* Source data *
*****

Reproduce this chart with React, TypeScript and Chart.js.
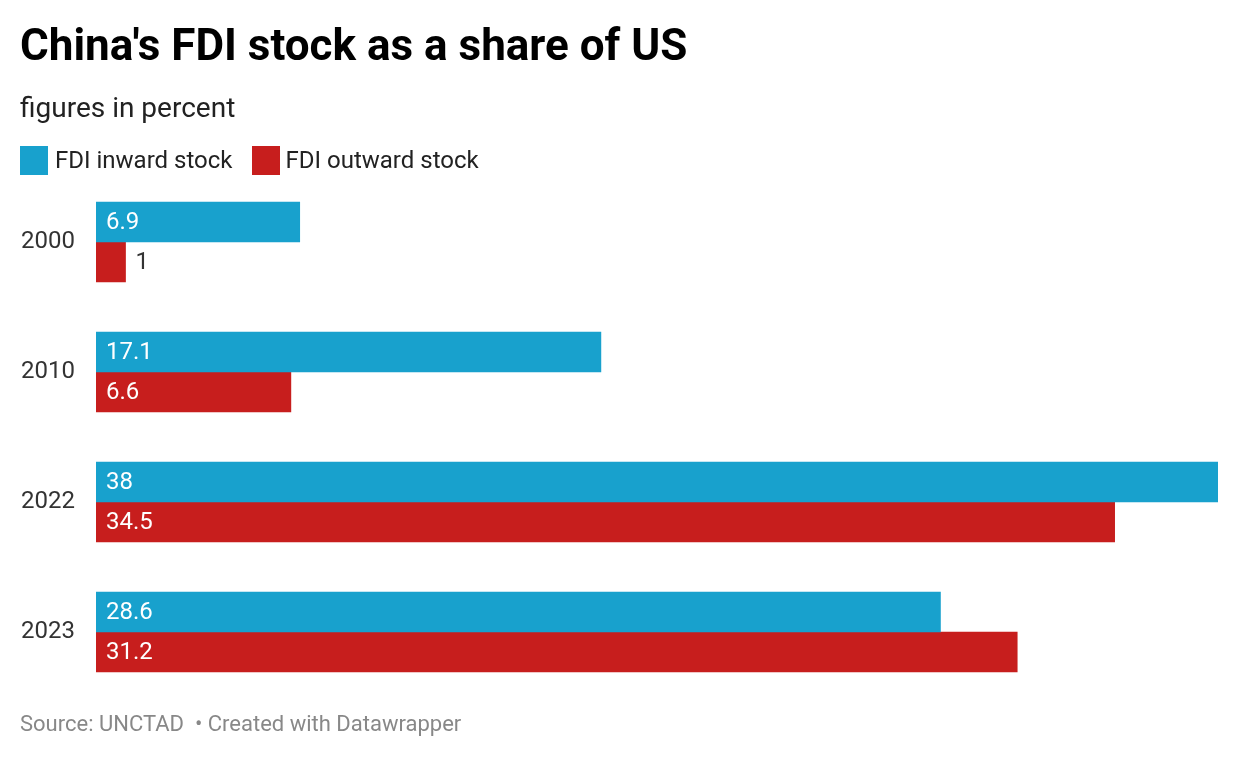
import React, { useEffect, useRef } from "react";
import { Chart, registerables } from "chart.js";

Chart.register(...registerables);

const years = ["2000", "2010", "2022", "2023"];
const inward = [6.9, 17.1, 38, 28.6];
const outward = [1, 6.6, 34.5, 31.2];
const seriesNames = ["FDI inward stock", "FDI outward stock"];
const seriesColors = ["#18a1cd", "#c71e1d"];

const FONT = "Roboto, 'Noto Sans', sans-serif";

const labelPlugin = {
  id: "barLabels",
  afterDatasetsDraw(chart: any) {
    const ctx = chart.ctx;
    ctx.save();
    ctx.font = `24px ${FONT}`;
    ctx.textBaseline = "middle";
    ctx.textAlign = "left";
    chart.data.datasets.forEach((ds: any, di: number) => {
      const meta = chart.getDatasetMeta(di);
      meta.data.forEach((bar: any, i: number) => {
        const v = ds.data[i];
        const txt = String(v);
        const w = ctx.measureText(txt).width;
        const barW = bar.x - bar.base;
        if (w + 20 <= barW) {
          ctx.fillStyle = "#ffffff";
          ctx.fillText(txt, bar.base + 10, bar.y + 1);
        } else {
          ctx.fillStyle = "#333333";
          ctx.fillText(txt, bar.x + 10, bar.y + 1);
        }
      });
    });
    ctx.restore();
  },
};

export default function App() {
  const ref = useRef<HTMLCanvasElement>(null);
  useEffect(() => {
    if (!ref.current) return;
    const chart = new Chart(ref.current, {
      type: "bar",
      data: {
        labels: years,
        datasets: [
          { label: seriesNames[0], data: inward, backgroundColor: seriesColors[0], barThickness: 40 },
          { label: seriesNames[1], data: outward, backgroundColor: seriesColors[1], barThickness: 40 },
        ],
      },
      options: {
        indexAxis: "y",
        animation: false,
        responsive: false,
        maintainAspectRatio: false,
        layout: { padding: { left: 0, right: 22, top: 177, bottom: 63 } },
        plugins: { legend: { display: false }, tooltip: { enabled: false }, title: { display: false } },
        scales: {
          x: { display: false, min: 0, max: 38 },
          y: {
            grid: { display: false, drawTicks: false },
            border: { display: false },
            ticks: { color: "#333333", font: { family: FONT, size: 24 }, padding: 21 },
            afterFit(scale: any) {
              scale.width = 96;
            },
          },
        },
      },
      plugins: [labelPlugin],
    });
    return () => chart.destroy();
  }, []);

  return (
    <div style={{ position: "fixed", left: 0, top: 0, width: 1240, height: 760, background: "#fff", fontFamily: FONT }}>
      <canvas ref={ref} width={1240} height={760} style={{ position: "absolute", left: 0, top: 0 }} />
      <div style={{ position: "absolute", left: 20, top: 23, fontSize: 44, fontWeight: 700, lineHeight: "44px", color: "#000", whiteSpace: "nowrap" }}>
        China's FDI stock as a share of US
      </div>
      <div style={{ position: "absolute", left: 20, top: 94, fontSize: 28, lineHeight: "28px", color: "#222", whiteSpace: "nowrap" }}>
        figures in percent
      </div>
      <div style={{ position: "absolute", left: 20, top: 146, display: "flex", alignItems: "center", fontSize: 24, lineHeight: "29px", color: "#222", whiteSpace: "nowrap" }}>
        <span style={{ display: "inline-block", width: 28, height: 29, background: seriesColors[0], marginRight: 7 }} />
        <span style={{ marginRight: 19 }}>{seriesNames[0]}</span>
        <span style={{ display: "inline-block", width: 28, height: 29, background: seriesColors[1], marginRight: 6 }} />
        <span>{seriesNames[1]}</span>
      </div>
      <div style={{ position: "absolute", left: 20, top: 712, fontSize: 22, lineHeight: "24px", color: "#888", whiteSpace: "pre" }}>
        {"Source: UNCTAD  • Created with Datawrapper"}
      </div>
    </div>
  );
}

*****

* Work required *
Restate the material word for word from its first line through the line containing "Chart.register(...registerables);", both included; the pictures do not belong in it.

* Task solution *
Reproduce this chart with React, TypeScript and Chart.js.
import React, { useEffect, useRef } from "react";
import { Chart, registerables } from "chart.js";

Chart.register(...registerables);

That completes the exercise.